Exercise requirements ->
Below is the data. Give it again, complete and exact.

Recorded information ->
'''

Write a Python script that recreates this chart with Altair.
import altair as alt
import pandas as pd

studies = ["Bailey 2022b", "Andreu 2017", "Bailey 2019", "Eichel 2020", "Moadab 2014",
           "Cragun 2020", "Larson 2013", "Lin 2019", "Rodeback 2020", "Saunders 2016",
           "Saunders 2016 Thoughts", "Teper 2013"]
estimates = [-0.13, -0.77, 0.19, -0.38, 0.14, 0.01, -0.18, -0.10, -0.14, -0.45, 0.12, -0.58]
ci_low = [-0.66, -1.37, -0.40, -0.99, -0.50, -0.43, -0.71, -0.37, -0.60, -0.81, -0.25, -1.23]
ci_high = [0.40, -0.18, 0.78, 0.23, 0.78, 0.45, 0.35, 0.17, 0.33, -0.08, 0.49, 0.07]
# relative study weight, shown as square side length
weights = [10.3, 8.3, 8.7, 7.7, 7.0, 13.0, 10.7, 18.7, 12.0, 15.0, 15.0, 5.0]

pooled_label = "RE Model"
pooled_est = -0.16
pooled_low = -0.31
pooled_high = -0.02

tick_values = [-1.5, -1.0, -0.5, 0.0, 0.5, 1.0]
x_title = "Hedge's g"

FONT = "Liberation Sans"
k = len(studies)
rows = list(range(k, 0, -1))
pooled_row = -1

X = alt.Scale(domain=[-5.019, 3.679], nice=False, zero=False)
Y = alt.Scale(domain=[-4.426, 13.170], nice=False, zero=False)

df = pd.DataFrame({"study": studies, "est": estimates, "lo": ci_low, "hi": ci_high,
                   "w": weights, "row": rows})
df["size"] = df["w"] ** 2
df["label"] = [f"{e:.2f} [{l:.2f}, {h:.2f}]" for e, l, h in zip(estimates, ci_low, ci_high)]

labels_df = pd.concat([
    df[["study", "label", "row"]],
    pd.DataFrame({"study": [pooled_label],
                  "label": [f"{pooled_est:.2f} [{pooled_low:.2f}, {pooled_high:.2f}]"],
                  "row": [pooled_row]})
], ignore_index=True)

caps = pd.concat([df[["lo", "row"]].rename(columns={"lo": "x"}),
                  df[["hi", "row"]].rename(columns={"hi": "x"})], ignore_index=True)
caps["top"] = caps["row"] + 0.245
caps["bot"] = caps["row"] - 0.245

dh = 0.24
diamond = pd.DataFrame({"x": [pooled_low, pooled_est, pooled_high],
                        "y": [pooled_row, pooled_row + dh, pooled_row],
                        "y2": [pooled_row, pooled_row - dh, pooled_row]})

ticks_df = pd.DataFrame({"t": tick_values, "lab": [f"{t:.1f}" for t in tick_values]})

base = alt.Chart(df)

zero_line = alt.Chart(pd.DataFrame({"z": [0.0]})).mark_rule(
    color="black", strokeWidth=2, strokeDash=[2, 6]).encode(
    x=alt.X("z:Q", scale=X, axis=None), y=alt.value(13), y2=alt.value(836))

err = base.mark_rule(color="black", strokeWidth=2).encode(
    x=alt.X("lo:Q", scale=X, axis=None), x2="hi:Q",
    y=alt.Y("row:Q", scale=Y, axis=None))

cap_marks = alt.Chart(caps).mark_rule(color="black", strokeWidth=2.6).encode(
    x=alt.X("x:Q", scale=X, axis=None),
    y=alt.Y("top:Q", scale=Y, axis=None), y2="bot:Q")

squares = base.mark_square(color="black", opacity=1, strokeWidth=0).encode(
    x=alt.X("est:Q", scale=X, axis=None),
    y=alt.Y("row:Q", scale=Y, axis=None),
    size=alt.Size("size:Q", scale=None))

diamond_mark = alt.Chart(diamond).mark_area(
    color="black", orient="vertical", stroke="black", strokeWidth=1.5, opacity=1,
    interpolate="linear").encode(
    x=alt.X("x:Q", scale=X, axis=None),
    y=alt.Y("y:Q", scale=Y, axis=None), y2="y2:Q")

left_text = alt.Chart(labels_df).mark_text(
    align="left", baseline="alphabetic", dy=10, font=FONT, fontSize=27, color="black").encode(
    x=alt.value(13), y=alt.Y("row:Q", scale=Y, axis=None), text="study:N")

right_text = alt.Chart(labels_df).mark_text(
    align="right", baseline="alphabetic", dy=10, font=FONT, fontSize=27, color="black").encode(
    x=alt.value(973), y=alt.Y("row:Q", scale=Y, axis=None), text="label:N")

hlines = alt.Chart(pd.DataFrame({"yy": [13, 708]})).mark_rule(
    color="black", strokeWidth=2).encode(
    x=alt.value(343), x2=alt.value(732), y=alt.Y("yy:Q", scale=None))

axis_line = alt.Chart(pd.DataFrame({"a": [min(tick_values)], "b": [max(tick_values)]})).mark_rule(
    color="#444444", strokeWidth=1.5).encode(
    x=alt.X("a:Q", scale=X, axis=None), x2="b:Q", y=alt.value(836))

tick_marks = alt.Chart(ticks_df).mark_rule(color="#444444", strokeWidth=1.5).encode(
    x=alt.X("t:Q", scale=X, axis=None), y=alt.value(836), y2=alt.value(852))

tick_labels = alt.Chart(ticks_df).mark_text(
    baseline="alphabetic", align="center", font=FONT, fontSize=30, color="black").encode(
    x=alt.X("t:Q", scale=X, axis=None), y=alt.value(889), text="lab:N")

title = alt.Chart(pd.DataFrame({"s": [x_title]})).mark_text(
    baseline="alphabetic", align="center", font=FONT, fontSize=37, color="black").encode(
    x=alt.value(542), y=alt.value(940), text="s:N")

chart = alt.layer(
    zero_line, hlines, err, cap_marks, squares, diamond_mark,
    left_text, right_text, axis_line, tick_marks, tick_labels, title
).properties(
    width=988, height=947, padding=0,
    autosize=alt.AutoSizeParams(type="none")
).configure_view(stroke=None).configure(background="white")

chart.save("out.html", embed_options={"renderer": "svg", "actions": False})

'''

Response ->
Write a Python script that recreates this chart with Altair.
import altair as alt
import pandas as pd

studies = ["Bailey 2022b", "Andreu 2017", "Bailey 2019", "Eichel 2020", "Moadab 2014",
           "Cragun 2020", "Larson 2013", "Lin 2019", "Rodeback 2020", "Saunders 2016",
           "Saunders 2016 Thoughts", "Teper 2013"]
estimates = [-0.13, -0.77, 0.19, -0.38, 0.14, 0.01, -0.18, -0.10, -0.14, -0.45, 0.12, -0.58]
ci_low = [-0.66, -1.37, -0.40, -0.99, -0.50, -0.43, -0.71, -0.37, -0.60, -0.81, -0.25, -1.23]
ci_high = [0.40, -0.18, 0.78, 0.23, 0.78, 0.45, 0.35, 0.17, 0.33, -0.08, 0.49, 0.07]
# relative study weight, shown as square side length
weights = [10.3, 8.3, 8.7, 7.7, 7.0, 13.0, 10.7, 18.7, 12.0, 15.0, 15.0, 5.0]

pooled_label = "RE Model"
pooled_est = -0.16
pooled_low = -0.31
pooled_high = -0.02

tick_values = [-1.5, -1.0, -0.5, 0.0, 0.5, 1.0]
x_title = "Hedge's g"

FONT = "Liberation Sans"
k = len(studies)
rows = list(range(k, 0, -1))
pooled_row = -1

X = alt.Scale(domain=[-5.019, 3.679], nice=False, zero=False)
Y = alt.Scale(domain=[-4.426, 13.170], nice=False, zero=False)

df = pd.DataFrame({"study": studies, "est": estimates, "lo": ci_low, "hi": ci_high,
                   "w": weights, "row": rows})
df["size"] = df["w"] ** 2
df["label"] = [f"{e:.2f} [{l:.2f}, {h:.2f}]" for e, l, h in zip(estimates, ci_low, ci_high)]

labels_df = pd.concat([
    df[["study", "label", "row"]],
    pd.DataFrame({"study": [pooled_label],
                  "label": [f"{pooled_est:.2f} [{pooled_low:.2f}, {pooled_high:.2f}]"],
                  "row": [pooled_row]})
], ignore_index=True)

caps = pd.concat([df[["lo", "row"]].rename(columns={"lo": "x"}),
                  df[["hi", "row"]].rename(columns={"hi": "x"})], ignore_index=True)
caps["top"] = caps["row"] + 0.245
caps["bot"] = caps["row"] - 0.245

dh = 0.24
diamond = pd.DataFrame({"x": [pooled_low, pooled_est, pooled_high],
                        "y": [pooled_row, pooled_row + dh, pooled_row],
                        "y2": [pooled_row, pooled_row - dh, pooled_row]})

ticks_df = pd.DataFrame({"t": tick_values, "lab": [f"{t:.1f}" for t in tick_values]})

base = alt.Chart(df)

zero_line = alt.Chart(pd.DataFrame({"z": [0.0]})).mark_rule(
    color="black", strokeWidth=2, strokeDash=[2, 6]).encode(
    x=alt.X("z:Q", scale=X, axis=None), y=alt.value(13), y2=alt.value(836))

err = base.mark_rule(color="black", strokeWidth=2).encode(
    x=alt.X("lo:Q", scale=X, axis=None), x2="hi:Q",
    y=alt.Y("row:Q", scale=Y, axis=None))

cap_marks = alt.Chart(caps).mark_rule(color="black", strokeWidth=2.6).encode(
    x=alt.X("x:Q", scale=X, axis=None),
    y=alt.Y("top:Q", scale=Y, axis=None), y2="bot:Q")

squares = base.mark_square(color="black", opacity=1, strokeWidth=0).encode(
    x=alt.X("est:Q", scale=X, axis=None),
    y=alt.Y("row:Q", scale=Y, axis=None),
    size=alt.Size("size:Q", scale=None))

diamond_mark = alt.Chart(diamond).mark_area(
    color="black", orient="vertical", stroke="black", strokeWidth=1.5, opacity=1,
    interpolate="linear").encode(
    x=alt.X("x:Q", scale=X, axis=None),
    y=alt.Y("y:Q", scale=Y, axis=None), y2="y2:Q")

left_text = alt.Chart(labels_df).mark_text(
    align="left", baseline="alphabetic", dy=10, font=FONT, fontSize=27, color="black").encode(
    x=alt.value(13), y=alt.Y("row:Q", scale=Y, axis=None), text="study:N")

right_text = alt.Chart(labels_df).mark_text(
    align="right", baseline="alphabetic", dy=10, font=FONT, fontSize=27, color="black").encode(
    x=alt.value(973), y=alt.Y("row:Q", scale=Y, axis=None), text="label:N")

hlines = alt.Chart(pd.DataFrame({"yy": [13, 708]})).mark_rule(
    color="black", strokeWidth=2).encode(
    x=alt.value(343), x2=alt.value(732), y=alt.Y("yy:Q", scale=None))

axis_line = alt.Chart(pd.DataFrame({"a": [min(tick_values)], "b": [max(tick_values)]})).mark_rule(
    color="#444444", strokeWidth=1.5).encode(
    x=alt.X("a:Q", scale=X, axis=None), x2="b:Q", y=alt.value(836))

tick_marks = alt.Chart(ticks_df).mark_rule(color="#444444", strokeWidth=1.5).encode(
    x=alt.X("t:Q", scale=X, axis=None), y=alt.value(836), y2=alt.value(852))

tick_labels = alt.Chart(ticks_df).mark_text(
    baseline="alphabetic", align="center", font=FONT, fontSize=30, color="black").encode(
    x=alt.X("t:Q", scale=X, axis=None), y=alt.value(889), text="lab:N")

title = alt.Chart(pd.DataFrame({"s": [x_title]})).mark_text(
    baseline="alphabetic", align="center", font=FONT, fontSize=37, color="black").encode(
    x=alt.value(542), y=alt.value(940), text="s:N")

chart = alt.layer(
    zero_line, hlines, err, cap_marks, squares, diamond_mark,
    left_text, right_text, axis_line, tick_marks, tick_labels, title
).properties(
    width=988, height=947, padding=0,
    autosize=alt.AutoSizeParams(type="none")
).configure_view(stroke=None).configure(background="white")

chart.save("out.html", embed_options={"renderer": "svg", "actions": False})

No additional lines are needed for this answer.